In the second phase, the government aggravated its brutality and torture, imprisoning representatives of Non-Governmental Organizations, journalists, human rights activists, and labor leaders. Families of prisoners have been left uninformed of their fate, and prisoners have died under torture. The latest instance is the death of Alborz Ghasemi, a political detainee at the notorious Evin Prison. His case has not been reported in global media.
The third stage has involved open terror in the streets, and more assassinations of opposition activisits. During the student demonstrations and street protests in Tehran, dozens of marchers were killed by “unidentified” shooters. The regime tries to deny the killings occurred or blames reports of them on U.S. and British “spies” in media.
The personnel at Iran's state television surpassed their bosses when they reported on the murder of the young female martyr Neda Soltanagha, whose image was transmitted around the world. Iranian State TV alleged she was killed by foreigners or by her boyfriend, the main witness to her death. Perhaps next they will assert she was slain in a so-called “honor” murder. But Neda the beloved “Iranian angel,” as she is called by the people, was killed by people without honor, who occupy the seats of power. To deny this is to deny that the sun shines during the day. The same day Neda was killed, at least 28 other protesters were massacred in Tehran according to the government’s own statements.
The Iranian leaders have lost any sense of Iran’s need for stability. A stable Iran is necessary for the security of the whole world, as well as for the defeat of Wahhabism and other radical influences in Islam. The Shia government in Iran has betrayed the ideals of Imam Husayn, the grandson of the Prophet Muhammad, and martyr for freedom and justice, killed at Kerbala more than 1,300 years ago in a tragedy Shias never forget.
The rulers of Iran have taken the road of the evil Yezid, who ordered the slaying of Husayn and whose spirit kills Islam.
Ayatollah Khamenei, in his latest speech on “Quds Day,” which is supposedly dedicated to the defense of the Palestinians, repeated his earlier attacks on the Iranian reformists, who march for a peaceful change in the government and a new confidence in the people. Instead, Khamenei called for more hatred of Israel and America, blaming the West for Iran’s upheaval. The real message of his rhetoric against Israel and America is marginalization of the opposition, who are described as foreign agents. This propaganda is a green light for the complete liquidation of the reformists.
The Iranian people have begun answering these claims in their own, new way.

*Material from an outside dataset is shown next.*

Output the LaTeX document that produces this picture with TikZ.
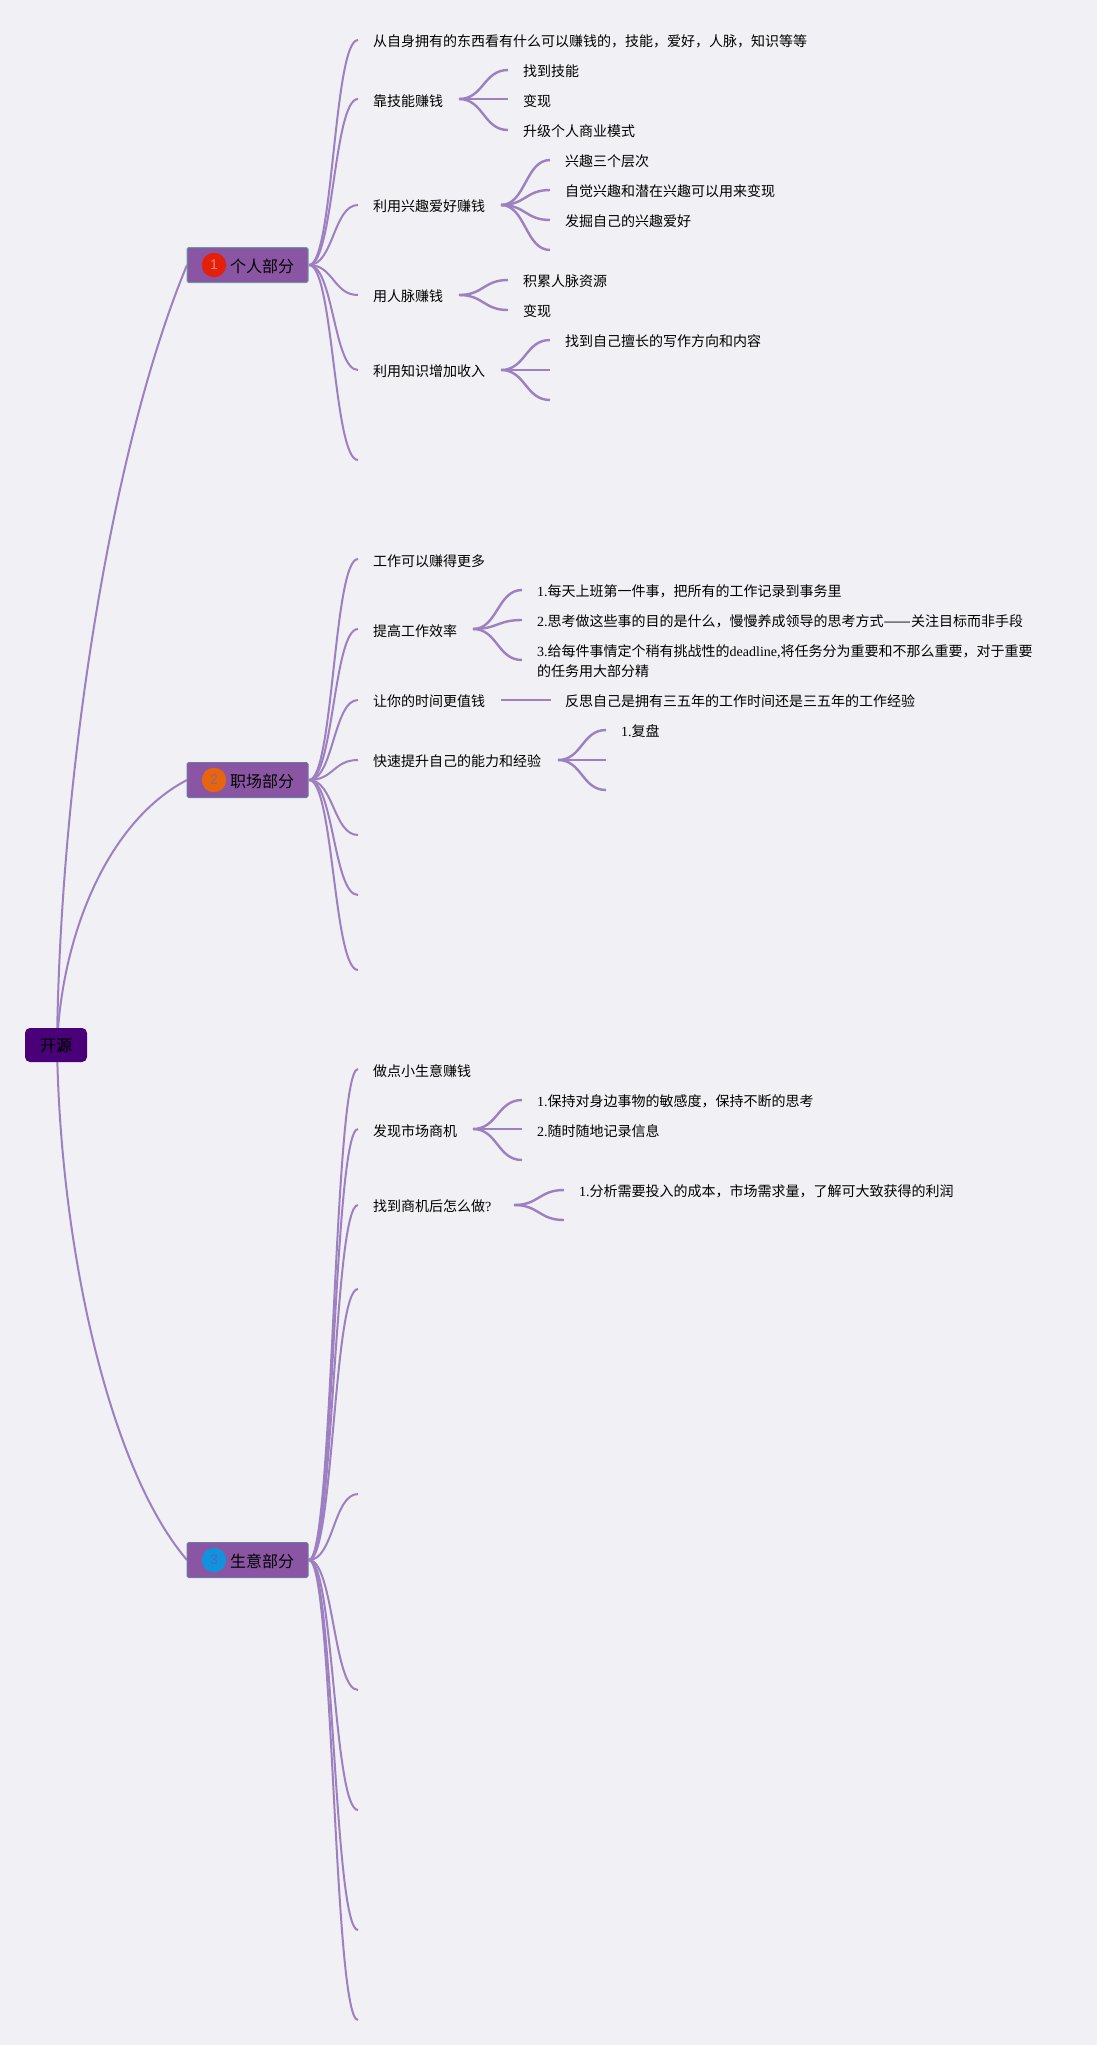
\documentclass[tikz,border=0pt]{standalone}
\usepackage{fontspec}
\setmainfont{Liberation Serif}
\setsansfont{Liberation Sans}
\newfontfamily\cjk{Noto Sans CJK SC}
\newfontfamily\cjkheavy[FakeBold=0.5]{Noto Sans CJK SC}
\definecolor{bgc}{HTML}{F1F0F4}
\definecolor{linkc}{HTML}{9D80C0}
\definecolor{rootc}{HTML}{4A0078}
\definecolor{topicc}{HTML}{8A55A2}
\definecolor{edgea}{HTML}{6A9A9E}
\definecolor{edgeb}{HTML}{6A7BA6}
\definecolor{redc}{HTML}{E5200A}
\definecolor{orangec}{HTML}{E8650F}
\definecolor{bluec}{HTML}{1292DC}
\definecolor{digita}{HTML}{F08A78}
\definecolor{digitb}{HTML}{9A6478}
\definecolor{digitc}{HTML}{4A68C0}
\newcommand{\cn}[1]{{\cjk #1}}
\tikzset{
 x=1pt,y=-1pt,
 rootbox/.style={draw=none,fill=rootc,rounded corners=5pt,minimum width=62pt,minimum height=34pt,inner sep=0pt,font=\fontsize{16}{16}\selectfont\cjkheavy,text=black},
 topicbox/.style={fill=topicc,line width=1pt,rounded corners=1.5pt,minimum width=121pt,minimum height=35pt,inner sep=0pt,anchor=center},
 topictext/.style={inner sep=0pt,anchor=west,font=\fontsize{16}{16}\selectfont\cjk,text=black},
 badge/.style={circle,minimum size=24.5pt,inner sep=0pt,font=\sffamily\fontsize{14}{14}\selectfont},
 item/.style={inner sep=0pt,anchor=west,font=\fontsize{14}{14}\selectfont,text=black},
 itemwide/.style={item,align=left,font=\fontsize{14}{20}\selectfont},
 bone/.style={draw=linkc,line width=2pt},
 limb/.style={draw=linkc,line width=2.4pt},
 trunk/.style={draw=linkc,line width=2pt}
}
\usetikzlibrary{calc}
% sigmoid from #2 to #3 in style #1
\newcommand{\sig}[3]{\draw[#1] (#2) .. controls ($(#2)!0.5!(#3|-#2)$) and ($(#2|-#3)!0.5!(#3)$) .. (#3);}
\begin{document}
\begin{tikzpicture}
\useasboundingbox[fill=bgc] (0,0) rectangle (1097,2045);
% anchors
\coordinate (rc) at (57,1045);
\coordinate (t1l) at (187,265); \coordinate (t1r) at (309,265);
\coordinate (t2l) at (187,780); \coordinate (t2r) at (309,780);
\coordinate (t3l) at (187,1560); \coordinate (t3r) at (309,1560);
% trunks
\draw[trunk] (rc) .. controls (60,780) and (110,450) .. (t1l);
\draw[trunk] (rc) .. controls (62,930) and (110,820) .. (t2l);
\draw[trunk] (rc) .. controls (60,1250) and (110,1470) .. (t3l);
% ends level 1
\foreach \n/\y in {a1/40,a2/99,a3/205,a4/295,a5/370,a6/460}{\coordinate (\n) at (358,\y); \sig{bone}{t1r}{\n}}
\foreach \n/\y in {b1/559,b2/629,b3/700,b4/760,b5/835,b6/895,b7/970}{\coordinate (\n) at (358,\y); \sig{bone}{t2r}{\n}}
\foreach \n/\y in {c1/1069,c2/1129,c3/1205,c4/1289,c5/1494,c6/1690,c7/1810,c8/1930,c9/2020}{\coordinate (\n) at (358,\y); \sig{bone}{t3r}{\n}}
% topic boxes
\node[rootbox] (root) at (56,1045) {\raisebox{-1pt}{开源}};
\node[topicbox,draw=edgea] (t1) at (247.5,265) {};
\node[topicbox,draw=edgeb] (t2) at (247.5,780) {};
\node[topicbox,draw=edgeb] (t3) at (247.5,1560) {};
\node[badge,fill=redc,text=digita] (n1) at (214,265) {1};
\node[badge,fill=orangec,text=digitb] (n2) at (214,780) {2};
\node[badge,fill=bluec,text=digitc] (n3) at (214,1560) {3};
\node[topictext] (t1t) at (230,266) {个人部分};
\node[topictext] (t2t) at (230,781) {职场部分};
\node[topictext] (t3t) at (230,1561) {生意部分};
% branch 1 text
\node[item] (ta1) at (373,41) {\cn{从自身拥有的东西看有什么可以赚钱的，技能，爱好，人脉，知识等等}};
\node[item] (ta2) at (373,101.5) {\cn{靠技能赚钱}};
\node[item] (ta3) at (373,206) {\cn{利用兴趣爱好赚钱}};
\node[item] (ta4) at (373,296) {\cn{用人脉赚钱}};
\node[item] (ta5) at (373,371) {\cn{利用知识增加收入}};
% 靠技能
\coordinate (s2) at (459,99);
\foreach \n/\y in {x1/70,x2/99,x3/130}{\coordinate (\n) at (508,\y); \sig{limb}{s2}{\n}}
\node[item] at (523,71) {\cn{找到技能}};
\node[item] at (523,101) {\cn{变现}};
\node[item] at (523,131) {\cn{升级个人商业模式}};
% 兴趣
\coordinate (s3) at (501,205);
\foreach \n/\y in {y1/160,y2/190,y3/220,y4/250}{\coordinate (\n) at (550,\y); \sig{limb}{s3}{\n}}
\node[item] at (565,161) {\cn{兴趣三个层次}};
\node[item] at (565,191) {\cn{自觉兴趣和潜在兴趣可以用来变现}};
\node[item] at (565,221) {\cn{发掘自己的兴趣爱好}};
% 人脉
\coordinate (s4) at (459,295);
\foreach \n/\y in {z1/280,z2/310}{\coordinate (\n) at (508,\y); \sig{limb}{s4}{\n}}
\node[item] at (523,281) {\cn{积累人脉资源}};
\node[item] at (523,311) {\cn{变现}};
% 知识
\coordinate (s5) at (501,370);
\foreach \n/\y in {w1/340,w2/370,w3/400}{\coordinate (\n) at (550,\y); \sig{limb}{s5}{\n}}
\node[item] at (565,341) {\cn{找到自己擅长的写作方向和内容}};
% branch 2 text
\node[item] (tb1) at (373,561) {\cn{工作可以赚得更多}};
\node[item] (tb2) at (373,631.5) {\cn{提高工作效率}};
\node[item] (tb3) at (373,701) {\cn{让你的时间更值钱}};
\node[item] (tb4) at (373,761) {\cn{快速提升自己的能力和经验}};
\coordinate (s6) at (473,629);
\foreach \n/\y in {p1/590,p2/620,p3/660}{\coordinate (\n) at (522,\y); \sig{limb}{s6}{\n}}
\node[item] at (537,591.5) {1.\cn{每天上班第一件事，把所有的工作记录到事务里}};
\node[item] at (537,621.5) {2.\cn{思考做这些事的目的是什么，慢慢养成领导的思考方式}\scalebox{1.167}[1]{\cn{——}}\cn{关注目标而非手段}};
\node[itemwide] at (537,661) {3.\cn{给每件事情定个稍有挑战性的}deadline,\cn{将任务分为重要和不那么重要，对于重要}\\\cn{的任务用大部分精}};
\coordinate (s7) at (500.5,700); \coordinate (q1) at (550.5,700);
\draw[limb] (s7) -- (q1);
\node[item] at (565,701) {\cn{反思自己是拥有三五年的工作时间还是三五年的工作经验}};
\coordinate (s8) at (558,760);
\foreach \n/\y in {r1/730,r2/760,r3/790}{\coordinate (\n) at (606,\y); \sig{limb}{s8}{\n}}
\node[item] at (621,731) {1.\cn{复盘}};
% branch 3 text
\node[item] (tc1) at (373,1071) {\cn{做点小生意赚钱}};
\node[item] (tc2) at (373,1131) {\cn{发现市场商机}};
\node[item] (tc3) at (373,1206) {\cn{找到商机后怎么做}?};
\coordinate (s9) at (473,1129);
\foreach \n/\y in {u1/1100,u2/1129,u3/1160}{\coordinate (\n) at (522,\y); \sig{limb}{s9}{\n}}
\node[item] at (537,1101) {1.\cn{保持对身边事物的敏感度，保持不断的思考}};
\node[item] at (537,1131) {2.\cn{随时随地记录信息}};
\coordinate (s10) at (514,1205);
\foreach \n/\y in {v1/1190,v2/1220}{\coordinate (\n) at (564,\y); \sig{limb}{s10}{\n}}
\node[item] at (579,1191) {1.\cn{分析需要投入的成本，市场需求量，了解可大致获得的利润}};
\end{tikzpicture}
\end{document}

In demonstrations on November 4, 2009, the 30th anniversary of the occupation of the U.S. Embassy in 1979, demonstrators chanted “Death to Russia and China !” Both countries are allies and totalitarian models for the Iranian dictatorship. Official Iranian TV claimed that in the Ashura demonstrations on December 27, young boys and girls with covered faces carried a banner reading “Down With the Taliban Ruling Iran.” This appears to have been a fabrication intended to undermine the reform movement. The government’s thugs have their own slogan: “Obedience to religious governance is required by Islam.”
Seyyed Muhammad Khatami, Mahmoud Ahmadinejad’s predecessor in the presidency, has reacted to claims that the opposition represents a foreign conspiracy by warning that an extreme reaction to the protests will worsen, not improve, the situation. Muhammad Rafsanjani, younger brother of Khamenei’s rival, Ayatollah Ali Akbar Hashemi Rafsanjani, has declared, “dialogue and discussion are better than street fighting, and people should try to find a rational course.”
Ayatollah Khamenei, the cleric as a face of Leviathan, is increasingly alone in his fantasy world of conspiracy theories.